Diciamo però anche in modo chiaro e forte che siamo contrari a qualsiasi forma mascherata di privatizzazione come la trasformazione di luoghi e istituzioni pubbliche in fondazioni. E poiché la definizione “bene comune” ormai non tutela più il bene collettivo, facciamo nostra la proposta di Lidia Menapace che propone di chiamarli, a scanso di equivoci, “beni pubblici”.

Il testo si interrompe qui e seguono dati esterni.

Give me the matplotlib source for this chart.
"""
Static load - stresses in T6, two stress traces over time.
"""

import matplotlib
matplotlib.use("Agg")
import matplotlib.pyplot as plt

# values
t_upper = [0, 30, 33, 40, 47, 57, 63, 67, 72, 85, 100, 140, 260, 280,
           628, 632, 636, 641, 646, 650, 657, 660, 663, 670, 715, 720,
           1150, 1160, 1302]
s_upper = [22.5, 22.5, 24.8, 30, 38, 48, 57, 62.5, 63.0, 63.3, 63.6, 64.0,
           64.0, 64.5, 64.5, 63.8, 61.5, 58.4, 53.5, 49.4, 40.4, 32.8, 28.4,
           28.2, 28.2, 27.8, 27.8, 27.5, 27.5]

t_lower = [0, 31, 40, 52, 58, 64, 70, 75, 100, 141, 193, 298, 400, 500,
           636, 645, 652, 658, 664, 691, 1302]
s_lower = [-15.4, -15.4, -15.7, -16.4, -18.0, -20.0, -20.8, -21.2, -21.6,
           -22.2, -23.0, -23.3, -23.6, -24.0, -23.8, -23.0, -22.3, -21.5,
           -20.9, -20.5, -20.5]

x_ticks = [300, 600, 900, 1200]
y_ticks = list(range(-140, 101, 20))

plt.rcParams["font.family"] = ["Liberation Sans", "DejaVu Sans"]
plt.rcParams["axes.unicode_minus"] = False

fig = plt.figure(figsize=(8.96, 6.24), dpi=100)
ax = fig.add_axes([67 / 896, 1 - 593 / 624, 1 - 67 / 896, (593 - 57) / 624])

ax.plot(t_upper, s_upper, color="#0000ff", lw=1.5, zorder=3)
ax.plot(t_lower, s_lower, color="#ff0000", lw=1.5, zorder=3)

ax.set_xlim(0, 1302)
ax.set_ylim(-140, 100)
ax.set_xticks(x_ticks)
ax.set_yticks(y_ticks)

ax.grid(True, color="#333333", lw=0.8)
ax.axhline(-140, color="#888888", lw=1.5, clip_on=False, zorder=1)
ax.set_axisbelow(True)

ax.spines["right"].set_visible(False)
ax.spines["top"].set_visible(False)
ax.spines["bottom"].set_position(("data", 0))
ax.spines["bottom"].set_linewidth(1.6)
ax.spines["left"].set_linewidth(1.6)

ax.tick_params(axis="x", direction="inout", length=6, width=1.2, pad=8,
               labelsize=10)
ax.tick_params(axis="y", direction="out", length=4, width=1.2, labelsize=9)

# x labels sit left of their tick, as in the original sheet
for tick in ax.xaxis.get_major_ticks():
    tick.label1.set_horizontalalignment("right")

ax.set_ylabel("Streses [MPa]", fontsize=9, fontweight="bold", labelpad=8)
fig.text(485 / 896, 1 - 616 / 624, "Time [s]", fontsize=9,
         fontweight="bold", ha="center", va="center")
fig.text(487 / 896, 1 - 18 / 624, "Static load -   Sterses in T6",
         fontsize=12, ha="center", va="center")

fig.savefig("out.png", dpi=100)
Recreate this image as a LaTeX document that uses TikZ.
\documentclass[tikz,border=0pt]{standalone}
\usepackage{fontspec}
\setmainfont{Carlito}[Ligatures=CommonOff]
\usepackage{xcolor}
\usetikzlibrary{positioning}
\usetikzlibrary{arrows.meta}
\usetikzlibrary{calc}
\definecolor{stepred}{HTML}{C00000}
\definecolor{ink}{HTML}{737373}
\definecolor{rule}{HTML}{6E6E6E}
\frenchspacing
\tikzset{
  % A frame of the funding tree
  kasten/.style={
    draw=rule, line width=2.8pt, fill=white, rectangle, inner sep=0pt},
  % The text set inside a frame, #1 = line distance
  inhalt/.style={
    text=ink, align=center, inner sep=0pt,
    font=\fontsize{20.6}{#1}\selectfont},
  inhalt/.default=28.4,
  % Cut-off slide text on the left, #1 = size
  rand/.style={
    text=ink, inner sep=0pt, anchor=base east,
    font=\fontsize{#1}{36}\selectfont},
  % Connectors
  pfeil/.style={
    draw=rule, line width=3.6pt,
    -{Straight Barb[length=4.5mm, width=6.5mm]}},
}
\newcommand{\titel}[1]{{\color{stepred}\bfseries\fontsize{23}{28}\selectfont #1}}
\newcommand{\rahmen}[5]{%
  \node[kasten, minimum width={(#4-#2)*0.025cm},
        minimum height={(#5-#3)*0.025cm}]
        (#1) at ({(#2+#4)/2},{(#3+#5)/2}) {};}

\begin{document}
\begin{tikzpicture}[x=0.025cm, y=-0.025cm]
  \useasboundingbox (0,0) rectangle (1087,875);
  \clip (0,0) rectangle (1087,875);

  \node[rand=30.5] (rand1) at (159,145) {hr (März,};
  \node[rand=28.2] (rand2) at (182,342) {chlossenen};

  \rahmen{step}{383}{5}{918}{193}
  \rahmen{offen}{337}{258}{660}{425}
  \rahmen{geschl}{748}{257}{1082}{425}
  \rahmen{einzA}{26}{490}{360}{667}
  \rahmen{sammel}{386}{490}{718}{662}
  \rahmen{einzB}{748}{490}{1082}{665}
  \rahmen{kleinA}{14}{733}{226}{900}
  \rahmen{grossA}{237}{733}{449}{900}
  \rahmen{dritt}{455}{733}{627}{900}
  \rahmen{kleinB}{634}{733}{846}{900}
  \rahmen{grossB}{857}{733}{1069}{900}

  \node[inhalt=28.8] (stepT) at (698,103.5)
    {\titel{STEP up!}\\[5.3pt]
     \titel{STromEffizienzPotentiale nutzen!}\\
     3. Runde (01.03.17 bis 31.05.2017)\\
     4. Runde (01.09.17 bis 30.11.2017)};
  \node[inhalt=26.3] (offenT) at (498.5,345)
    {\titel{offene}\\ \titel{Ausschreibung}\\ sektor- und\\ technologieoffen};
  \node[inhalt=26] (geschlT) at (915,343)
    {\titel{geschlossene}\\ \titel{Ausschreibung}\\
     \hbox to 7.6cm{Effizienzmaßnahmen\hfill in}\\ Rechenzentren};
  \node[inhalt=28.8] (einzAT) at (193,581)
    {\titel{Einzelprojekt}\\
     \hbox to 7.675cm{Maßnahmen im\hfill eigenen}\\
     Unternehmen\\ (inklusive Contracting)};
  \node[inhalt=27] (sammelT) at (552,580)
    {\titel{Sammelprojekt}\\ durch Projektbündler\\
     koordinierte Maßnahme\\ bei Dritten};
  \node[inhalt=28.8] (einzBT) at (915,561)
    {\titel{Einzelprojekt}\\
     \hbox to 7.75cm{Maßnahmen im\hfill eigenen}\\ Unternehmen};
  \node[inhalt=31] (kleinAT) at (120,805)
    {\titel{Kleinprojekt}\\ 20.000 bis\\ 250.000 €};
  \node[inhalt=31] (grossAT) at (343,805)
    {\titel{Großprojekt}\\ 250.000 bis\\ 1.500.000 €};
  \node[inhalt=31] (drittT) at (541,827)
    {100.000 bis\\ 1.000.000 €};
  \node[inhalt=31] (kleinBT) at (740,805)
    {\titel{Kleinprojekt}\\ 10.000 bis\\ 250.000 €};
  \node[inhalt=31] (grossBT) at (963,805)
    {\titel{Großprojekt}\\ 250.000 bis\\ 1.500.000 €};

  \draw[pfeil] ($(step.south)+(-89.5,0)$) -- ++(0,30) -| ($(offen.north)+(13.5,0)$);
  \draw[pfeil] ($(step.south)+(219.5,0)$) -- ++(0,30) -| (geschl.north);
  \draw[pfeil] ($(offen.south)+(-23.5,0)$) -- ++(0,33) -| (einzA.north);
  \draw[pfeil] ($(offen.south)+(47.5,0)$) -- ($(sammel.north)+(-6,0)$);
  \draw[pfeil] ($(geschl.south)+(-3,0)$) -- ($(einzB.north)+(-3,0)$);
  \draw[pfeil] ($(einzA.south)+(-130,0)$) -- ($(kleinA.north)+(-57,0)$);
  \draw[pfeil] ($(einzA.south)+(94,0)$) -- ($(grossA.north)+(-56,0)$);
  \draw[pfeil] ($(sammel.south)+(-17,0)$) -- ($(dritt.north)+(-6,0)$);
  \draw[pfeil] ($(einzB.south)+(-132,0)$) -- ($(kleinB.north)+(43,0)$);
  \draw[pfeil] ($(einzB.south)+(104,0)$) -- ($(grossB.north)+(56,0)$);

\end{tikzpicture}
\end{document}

3. Ma per luoghi della cultura pensiamo alla creazione di spazi realmente pubblici in ogni in ogni quartiere di ogni città o paese, nei quali sia data – in particolare ai giovani - la possibilità di produrre, ricercare e sperimentare, esprimersi e creare e nei quali sia possibile accedere alla produzione e alla fruizione culturale. Luoghi del territorio e non sul territorio. È questa una proposta che come Rifondazione stiamo portando avanti da diversi anni, che è presente in tutte le nostre proposte di legge (nazionali e locali). La cultura per noi è strumento e momento di formazione e di crescita, di consapevolezza critica, di conoscenza della realtà, per modificarla. Va “vissuta” in tutte le sue forme nel proprio quartiere, secondo le proprie possibilità e la propria vita, in modo permanente e non in notti bianche concesse una volta l’anno. Le associazioni di settore hanno oggi elaborato proposte analoghe anche se con finalità in parte diverse (“I presidi culturali”) che saranno illustrate dal Movem.

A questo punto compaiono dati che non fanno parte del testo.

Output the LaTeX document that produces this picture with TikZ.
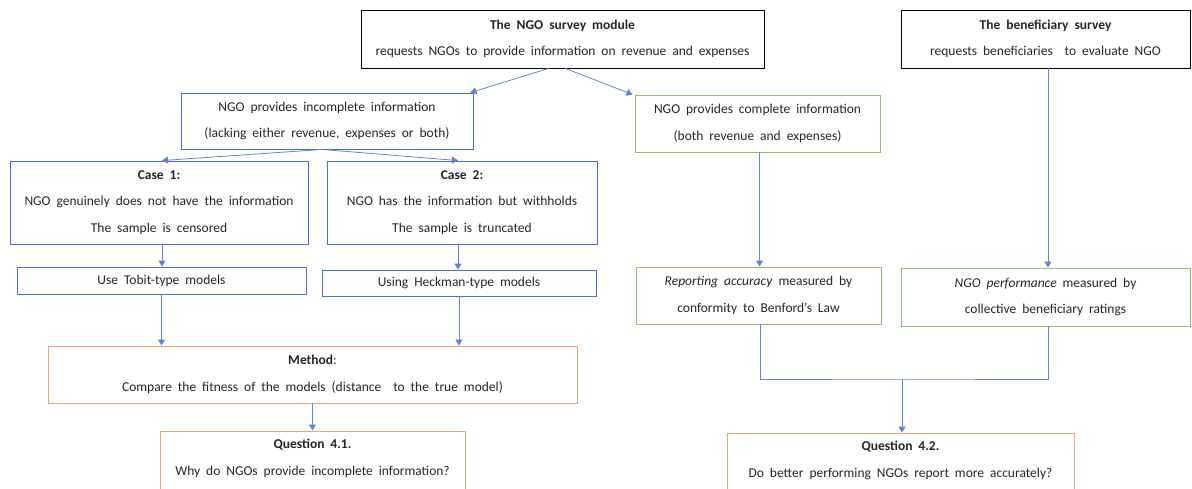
\documentclass[tikz,border=0pt]{standalone}
\usepackage{fontspec}
\setmainfont{Carlito}
\usetikzlibrary{arrows.meta,calc}
\definecolor{myblue}{HTML}{4472C4}
\definecolor{mygreen}{HTML}{8CC06A}
\definecolor{myorange}{HTML}{F2A46E}
\newcommand{\fsz}{\fontsize{13.5}{26.5}\selectfont\spaceskip=0.44em plus 0.1em\relax}
\tikzset{
  base/.style={draw, rectangle, align=center, font=\fsz, inner sep=0pt, line width=0.9pt, text=black!85},
  blk/.style={base, draw=black, line width=0.9pt},
  blu/.style={base, draw=myblue},
  grn/.style={base, draw=mygreen},
  org/.style={base, draw=myorange},
  arr/.style={draw=myblue!85, line width=0.8pt, -{Triangle[length=6pt,width=7pt]}},
  ln/.style={draw=myblue!85, line width=0.8pt},
}
\begin{document}
\begin{tikzpicture}[x=1pt,y=-1pt]
\useasboundingbox (0,0) rectangle (1192,488);
\clip (0,0) rectangle (1192,488);
\fill[white] (0,0) rectangle (1192,488);
% top row
\node[blk, minimum width=403, minimum height=58] (ngo) at (562.5,39)
  {\textbf{The NGO survey module}\\requests NGOs to provide information on revenue and expenses};
\node[blk, minimum width=289, minimum height=58] (ben) at (1045.5,39)
  {\textbf{The beneficiary survey}\\requests beneficiaries~ to evaluate NGO};
% second row
\node[blu, minimum width=292, minimum height=56] (inc) at (327,121)
  {NGO provides incomplete information\\(lacking either revenue, expenses or both)};
\node[grn, minimum width=245, minimum height=57] (comp) at (757.5,123.5)
  {NGO provides complete information\\(both revenue and expenses)};
% cases
\node[blu, minimum width=298, minimum height=83] (c1) at (159,202.5)
  {\textbf{Case 1:}\\NGO genuinely does not have the information\\The sample is censored};
\node[blu, minimum width=270, minimum height=83] (c2) at (462,202.5)
  {\textbf{Case 2:}\\NGO has the information but withholds\\The sample is truncated};
% models
\node[blu, minimum width=289, minimum height=27] (tob) at (161.5,280.5)
  {Use Tobit-type models};
\node[blu, minimum width=274, minimum height=26] (hec) at (459,283)
  {Using Heckman-type models};
\node[grn, minimum width=245, minimum height=57] (rep) at (758.5,295.5)
  {\textit{Reporting accuracy} measured by\\conformity to Benford's Law};
\node[grn, minimum width=289, minimum height=58] (perf) at (1045.5,297)
  {\textit{NGO performance} measured by\\collective beneficiary ratings};
% method
\node[org, minimum width=529, minimum height=57] (meth) at (312.5,374.5)
  {\textbf{Method}:\\Compare the fitness of the models (distance~ to the true model)};
% questions
\node[org, minimum width=305, minimum height=74, text depth=22pt] (q1) at (312.5,468)
  {\textbf{Question 4.1.}\\Why do NGOs provide incomplete information?};
\node[org, minimum width=347, minimum height=74, text depth=22pt] (q2) at (900.5,470)
  {\textbf{Question 4.2.}\\Do better performing NGOs report more accurately?};
% connectors
\draw[arr] ($(ngo.south)+(-14,0)$) -- ($(inc.north east)+(-3,0)$);
\draw[arr] ($(ngo.south)+(3,0)$) -- ($(comp.north west)+(-2,0)$);
\draw[arr] ($(inc.south)+(-5,0)$) -- ($(c1.north)+(3,0)$);
\draw[arr] ($(inc.south)+(-5,0)$) -- ($(c2.north)+(-4,0)$);
\draw[arr] ($(c1.south)+(3,0)$) -- ($(tob.north)+(0.5,0)$);
\draw[arr] ($(c2.south)+(-4,0)$) -- ($(hec.north)+(-1,0)$);
\draw[arr] (tob.south) -- (tob.south |- meth.north);
\draw[arr] (hec.south) -- (hec.south |- meth.north);
\draw[arr] (meth.south) -- (q1.north);
\draw[arr] ($(comp.south)+(2,0)$) -- ($(rep.north)+(1,0)$);
\draw[arr] ($(ben.south)+(2.5,0)$) -- ($(perf.north)+(2.5,0)$);
\coordinate (j) at (902,379);
\draw[ln] ($(rep.south)+(1.5,0)$) |- (j) -| ($(perf.south)+(2.5,0)$);
\draw[arr] (j) -- (j |- q2.north);
\end{tikzpicture}
\end{document}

4. Infine Cinecittà. Qui ne parleranno i rappresentanti delle Rsu che hanno portato avanti, molto spesso in solitudine, una battaglia difficilissima quanto decisiva per la salvaguardia non dei posti di lavoro ma della dignità e professionalità del loro lavoro, dignità e professionalità legati strettamente al ruolo culturale di una struttura produttiva pubblica come quella di Cinecittà. Contro ogni tentativo di cementificazione. Come Prc abbiamo detto diverse volte e pubblicamente che Cinecittà deve tornare ad essere un’istituzione a maggioranza pubblica sostenuta da finanziamenti certi per poter svolgere il suo ruolo istituzionale di volano della produzione cinematografica di qualità, con un progetto pubblico di investimento nelle attività, nei servizi, nella ricerca e nella formazione e che punti sulla ripresa delle attività delle imprese artigiane e sulla valorizzazione di una manodopera interna altamente specializzata. Siamo contrari alla sua trasformazione in sede di festival o quant’altro perché sarebbe il modo più “pulito” per far passare proprio la cementificazione e lo snaturamento della sua missione.
Finisco ribadendo il nostro impegno per l’elaborazione e la messa a punto insieme ai lavoratori di Cinecittà e del cinema, di un progetto articolato per il rilancio di questa istituzione pubblica determinante per la produzione e creazione cinematografica.